Tomorrow sees the release of "Your Future, Our Clutter" the new album from the Fall. Signed now to Domino records, there's more buzz about this one than for a number of years. Absence, with the Fall, makes the art grow stronger - as its a couple of years since the (excellent) last album "Imperial Wax Solvent" - and live they've been, by most accounts, towards the unreliable end of their scale. After spending most of the last decade changing his whole band round every album or so, making recent line-ups of the Fall quite limited in its scope as they grapple with the new songs and don't know the old, Mark E. Smith seems to be happy with the latest lot. Let's hope it stays that way. For on first listen, (you can listen to it free here) "Your Future, Our Clutter" is a sharper, more focussed work that should appeal to new fans as well as old. You always used to be able to road test Fall songs via Peel sessions, but I've heard quite a few of these tracks live over the last couple of years - though they've changed massively on record. The Fall are never poor, of course; there's only one terrible album in their large catalogue ("Are you are missing winner") though since the mid-90s albums have tended to have a bit of flab as well as few killer tracks.
For me, who was relatively late to the party ("Perverted by Language" in 1983), I've been pleased that the last few albums - and the new one in particular - have seen an expansion of the Fall's sonic possibilities. Going back at least as far as "Extricate" the Fall have been as much an electronic band as a guitar band - and it is this soundclash that has, in my view, given them a longevity beyond any number of guitar-bass-drums outfits. The five albums from 2003's "The Real New Fall LP" onwards give credence to my view that they're the last art rock band, rather than the last of the punk survivors, or as wikipedia would have it, a long-lived "post-punk" band. You'd be hard-pressed to find a punk song in their back catalogue; though they were pushing gothic psychedelia as early as "Frightened" on their debut album; wayward rockabilly on "Dragnet's" "Psykick Dancehall" (recently resurrected in their live sets) and art rock repetition on Grotesque's centrepiece "The NWRA." All of that before the drenched avant-blues that saw the early career peaks of "Slates" and "Hex Enduction Hour." Forming in 1976, they were simply too young to be seventies pre-punk experimentalists like Pere Ubu or even Cabaret Voltaire or Throbbing Gristle. But if you'd look for precedents then it is the feral invention of 70s art rock, as much as late 50s rockabilly and late 60s garage psychedelia that defines the Fall. Success would have destroyed them in some ways, I guess, though it's hard to see how Smith's peculiar vocal could have ever been responsible for a real turntable hit. Notably, their constant appearances on Final Score and the Vauxhall car advert with "Sparta FC" and "Touch Sensitive" respectively relegate Smith's vocals to a few yelps.
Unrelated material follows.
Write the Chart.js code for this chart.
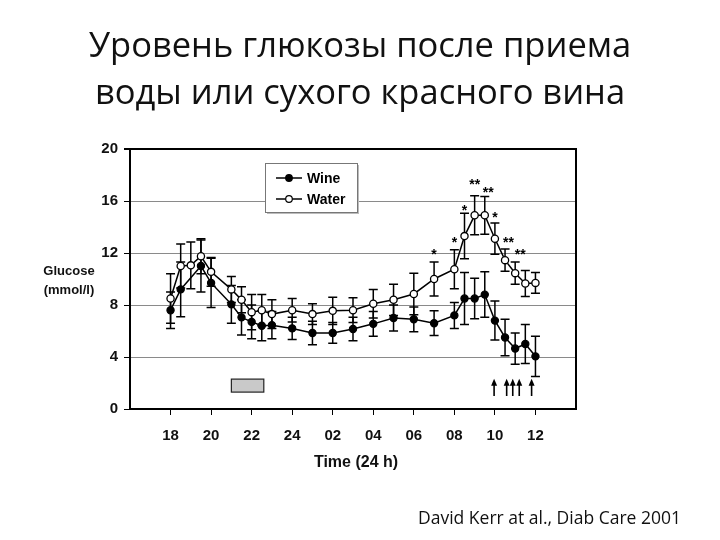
<!DOCTYPE html>
<html>
<head>
<meta charset="utf-8">
<script src="https://cdn.jsdelivr.net/npm/chart.js@4.4.1/dist/chart.umd.min.js"></script>
<style>
  html, body { margin: 0; padding: 0; background: #fff; }
  #wrap { position: relative; width: 720px; height: 540px; overflow: hidden; background: #fff; }
  #c { position: absolute; left: 0; top: 0; }
  .t { position: absolute; white-space: nowrap; color: #111; }
  #title { left: 0; width: 720px; top: 20px; text-align: center; font-family: "Open Sans", "Noto Sans", sans-serif; font-size: 34.5px; line-height: 47px; }
  #ylab { left: 37px; top: 261px; font-family: "Liberation Sans", Arial, sans-serif; font-weight: bold; font-size: 13px; line-height: 19px; text-align: center; width: 64px; }
  #xlab { left: 256px; width: 200px; text-align: center; top: 453px; font-family: "Liberation Sans", Arial, sans-serif; font-weight: bold; font-size: 16px; }
  #cite { left: 418px; top: 505px; font-family: "Open Sans", "Noto Sans", sans-serif; font-size: 17.5px; }
</style>
</head>
<body>
<div id="wrap">
  <canvas id="c" width="720" height="540"></canvas>
  <div id="title" class="t">Уровень глюкозы после приема<br>воды или сухого красного вина</div>
  <div id="ylab" class="t">Glucose<br>(mmol/l)</div>
  <div id="xlab" class="t">Time (24 h)</div>
  <div id="cite" class="t">David Kerr at al., Diab Care 2001</div>
</div>
<script>
// ---- data (time in hours since midnight of day 1; 26 = 02:00 next day) ----
const hours      = [18, 18.5, 19, 19.5, 20, 21, 21.5, 22, 22.5, 23, 24, 25, 26, 27, 28, 29, 30, 31, 32, 32.5, 33, 33.5, 34, 34.5, 35, 35.5, 36];
const wine       = [7.6, 9.2, null, 11.0, 9.7, 8.05, 7.05, 6.7, 6.4, 6.45, 6.2, 5.85, 5.85, 6.15, 6.55, 7.0, 6.9, 6.6, 7.2, 8.5, 8.5, 8.8, 6.8, 5.5, 4.65, 5.0, 4.05];
const wineErr    = [1.4, 2.1, null, 2.0, 1.9, 1.45, 1.35, 1.3, 1.15, 1.05, 0.85, 0.9, 0.8, 0.9, 0.95, 1.0, 0.95, 0.95, 1.0, 2.0, 1.55, 1.75, 1.5, 1.4, 1.2, 1.5, 1.55];
const water      = [8.5, 11.0, 11.05, 11.75, 10.55, 9.2, 8.4, 7.45, 7.6, 7.3, 7.6, 7.3, 7.55, 7.6, 8.1, 8.4, 8.85, 10.0, 10.75, 13.3, 14.9, 14.9, 13.1, 11.45, 10.45, 9.65, 9.7];
const waterErr   = [1.9, 1.7, 1.8, 1.35, 1.1, 1.0, 1.0, 1.35, 1.2, 1.1, 0.9, 0.8, 1.05, 0.95, 1.1, 1.2, 1.6, 1.3, 1.5, 1.75, 1.5, 1.45, 1.2, 0.85, 0.85, 1.0, 0.8];
const xTicks     = [18, 20, 22, 24, 26, 28, 30, 32, 34, 36];
const xTickLabels= ["18", "20", "22", "24", "02", "04", "06", "08", "10", "12"];
const yTicks     = [0, 4, 8, 12, 16, 20];
const seriesNames= ["Wine", "Water"];
// significance marks (hour, glucose level where mark sits, label)
const starHours  = [31, 32, 32.5, 33, 33.67, 34, 34.67, 35.25];
const starLevels = [12.05, 13.0, 15.45, 17.45, 16.85, 14.95, 13.0, 12.05];
const starLabels = ["*", "*", "*", "**", "**", "*", "**", "**"];
// arrows (hours) and their span in glucose units
const arrowHours = [33.96, 34.58, 34.88, 35.2, 35.81];
const arrowSpan  = [1.0, 2.25];
// grey bar (hours) and its span in glucose units
const barHours   = [21.0, 22.6];
const barSpan    = [1.3, 2.3];

const toPts = (ys) => hours.map((h, i) => ({ x: h, y: ys[i] }));

const errPlugin = {
  id: 'extras',
  beforeDatasetsDraw(chart) {
    const { ctx, chartArea: a, scales: { x, y } } = chart;
    ctx.save();
    // right border
    ctx.strokeStyle = '#000'; ctx.lineWidth = 2;
    ctx.beginPath(); ctx.moveTo(a.right, a.top - 1); ctx.lineTo(a.right, a.bottom); ctx.stroke();
    // error bars
    ctx.lineWidth = 1.5;
    const errs = [[wine, wineErr], [water, waterErr]];
    errs.forEach(([vals, e]) => {
      hours.forEach((h, i) => {
        if (vals[i] == null || e[i] == null) return;
        const px = x.getPixelForValue(h);
        const t = y.getPixelForValue(vals[i] + e[i]);
        const b = y.getPixelForValue(vals[i] - e[i]);
        ctx.beginPath();
        ctx.moveTo(px, t); ctx.lineTo(px, b);
        ctx.moveTo(px - 4.5, t); ctx.lineTo(px + 4.5, t);
        ctx.moveTo(px - 4.5, b); ctx.lineTo(px + 4.5, b);
        ctx.stroke();
      });
    });
    // grey bar
    const bx0 = x.getPixelForValue(barHours[0]), bx1 = x.getPixelForValue(barHours[1]);
    const by0 = y.getPixelForValue(barSpan[1]), by1 = y.getPixelForValue(barSpan[0]);
    ctx.fillStyle = '#c9c9c9';
    ctx.fillRect(bx0, by0, bx1 - bx0, by1 - by0);
    ctx.lineWidth = 1.2; ctx.strokeStyle = '#222';
    ctx.strokeRect(bx0, by0, bx1 - bx0, by1 - by0);
    // arrows
    ctx.lineWidth = 1.6; ctx.fillStyle = '#000'; ctx.strokeStyle = '#000';
    arrowHours.forEach(h => {
      const px = x.getPixelForValue(h);
      const top = y.getPixelForValue(arrowSpan[1]), bot = y.getPixelForValue(arrowSpan[0]);
      ctx.beginPath(); ctx.moveTo(px, bot); ctx.lineTo(px, top + 4); ctx.stroke();
      ctx.beginPath(); ctx.moveTo(px, top - 1); ctx.lineTo(px - 3, top + 6); ctx.lineTo(px + 3, top + 6); ctx.closePath(); ctx.fill();
    });
    ctx.restore();
  },
  afterDatasetsDraw(chart) {
    const { ctx, chartArea: a, scales: { x, y } } = chart;
    ctx.save();
    // stars
    ctx.fillStyle = '#000';
    ctx.font = 'bold 14px "Liberation Sans", Arial, sans-serif';
    ctx.textAlign = 'center'; ctx.textBaseline = 'middle';
    starHours.forEach((h, i) => {
      ctx.fillText(starLabels[i], x.getPixelForValue(h), y.getPixelForValue(starLevels[i]) + 3);
    });
    // legend box
    const lx = a.left + 135, ly = a.top + 14, lw = 92, lh = 49;
    ctx.fillStyle = '#bbb';
    ctx.fillRect(lx + 2, ly + 2, lw, lh);
    ctx.fillStyle = '#fff';
    ctx.fillRect(lx, ly, lw, lh);
    ctx.strokeStyle = '#777'; ctx.lineWidth = 1;
    ctx.strokeRect(lx + 0.5, ly + 0.5, lw, lh);
    ctx.font = 'bold 14px "Liberation Sans", Arial, sans-serif';
    ctx.textAlign = 'left'; ctx.textBaseline = 'middle';
    chart.data.datasets.forEach((ds, i) => {
      const cy = ly + 15 + i * 21;
      ctx.strokeStyle = '#000'; ctx.lineWidth = 1.5;
      ctx.beginPath(); ctx.moveTo(lx + 11, cy); ctx.lineTo(lx + 37, cy); ctx.stroke();
      ctx.beginPath(); ctx.arc(lx + 24, cy, 3.3, 0, Math.PI * 2);
      ctx.fillStyle = ds.pointBackgroundColor; ctx.fill(); ctx.lineWidth = 1.2; ctx.stroke();
      ctx.fillStyle = '#000';
      ctx.fillText(ds.label, lx + 42, cy + 1);
    });
    ctx.restore();
  }
};

const YW = 36, XH = 40;
new Chart(document.getElementById('c'), {
  type: 'line',
  data: {
    datasets: [
      { label: seriesNames[0], data: toPts(wine), borderColor: '#000', borderWidth: 1.5,
        pointBackgroundColor: '#000', pointBorderColor: '#000', pointRadius: 3.6, pointBorderWidth: 1.2,
        spanGaps: true, tension: 0 },
      { label: seriesNames[1], data: toPts(water), borderColor: '#000', borderWidth: 1.5,
        pointBackgroundColor: '#fff', pointBorderColor: '#000', pointRadius: 3.6, pointBorderWidth: 1.3,
        spanGaps: true, tension: 0 }
    ]
  },
  options: {
    responsive: false, animation: false, devicePixelRatio: 1,
    layout: { padding: { left: 130 - YW, right: 144, top: 149, bottom: 131 - XH } },
    plugins: { legend: { display: false }, tooltip: { enabled: false }, title: { display: false } },
    scales: {
      x: {
        type: 'linear', min: 16, max: 38,
        afterFit: s => { s.height = XH; },
        afterBuildTicks: s => { s.ticks = xTicks.map(v => ({ value: v })); },
        ticks: {
          autoSkip: false, maxRotation: 0, padding: 12,
          color: '#111', font: { family: '"Liberation Sans", Arial, sans-serif', weight: 'bold', size: 15 },
          callback: v => { const i = xTicks.indexOf(v); return i >= 0 ? xTickLabels[i] : ''; }
        },
        grid: { drawOnChartArea: false, drawTicks: true, tickLength: 6, tickColor: '#000', tickWidth: 1 },
        border: { color: '#000', width: 2 }
      },
      y: {
        min: 0, max: 20,
        afterFit: s => { s.width = YW; },
        afterBuildTicks: s => { s.ticks = yTicks.map(v => ({ value: v })); },
        ticks: {
          padding: 6, color: '#111',
          font: { family: '"Liberation Sans", Arial, sans-serif', weight: 'bold', size: 15 }
        },
        grid: {
          color: c => (c.tick && c.tick.value === 20) ? '#000' : '#8a8a8a',
          lineWidth: c => (c.tick && c.tick.value === 20) ? 2 : 1,
          tickLength: 6, tickColor: '#000'
        },
        border: { color: '#000', width: 2 }
      }
    }
  },
  plugins: [errPlugin]
});
</script>
</body>
</html>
So, another year, another Fall album, and the template that Smith developed - probably around the time of their second or third album - has served him well. Like past-albums "Your Future, Our Clutter" finds room for rockabilly, an oddly appropriate cover version, the Fall's own primal hard rock and warped Germanic electronica. That the final track echoes the rare heart-on-sleeve balladry of "Bill is Dead" is a reminder of how much remains in the Smith locker.
In a blog post about the Fall, what can one really say - other than recommend that you listen to them? They remain a singular pleasure: as tired and jaundiced as one can get about the abomination that "indie" rock has become, the existence of an alternative band that has never tired of a more primal sound (even on their plusher dance-orientated Fontana albums), yet is a million times more ambitious than any garage band has the right to be, has to be a good thing. It's usually a bad that music is in a bad way when the Fall are getting noticed again: after all, they're an ever present. I'm still intending to write a much longer piece about their long career - but every time I get down to it, there's another album to think about. It's four albums since long-term champion John Peel died, which given their depth and quality, would be more than many bands entire careers.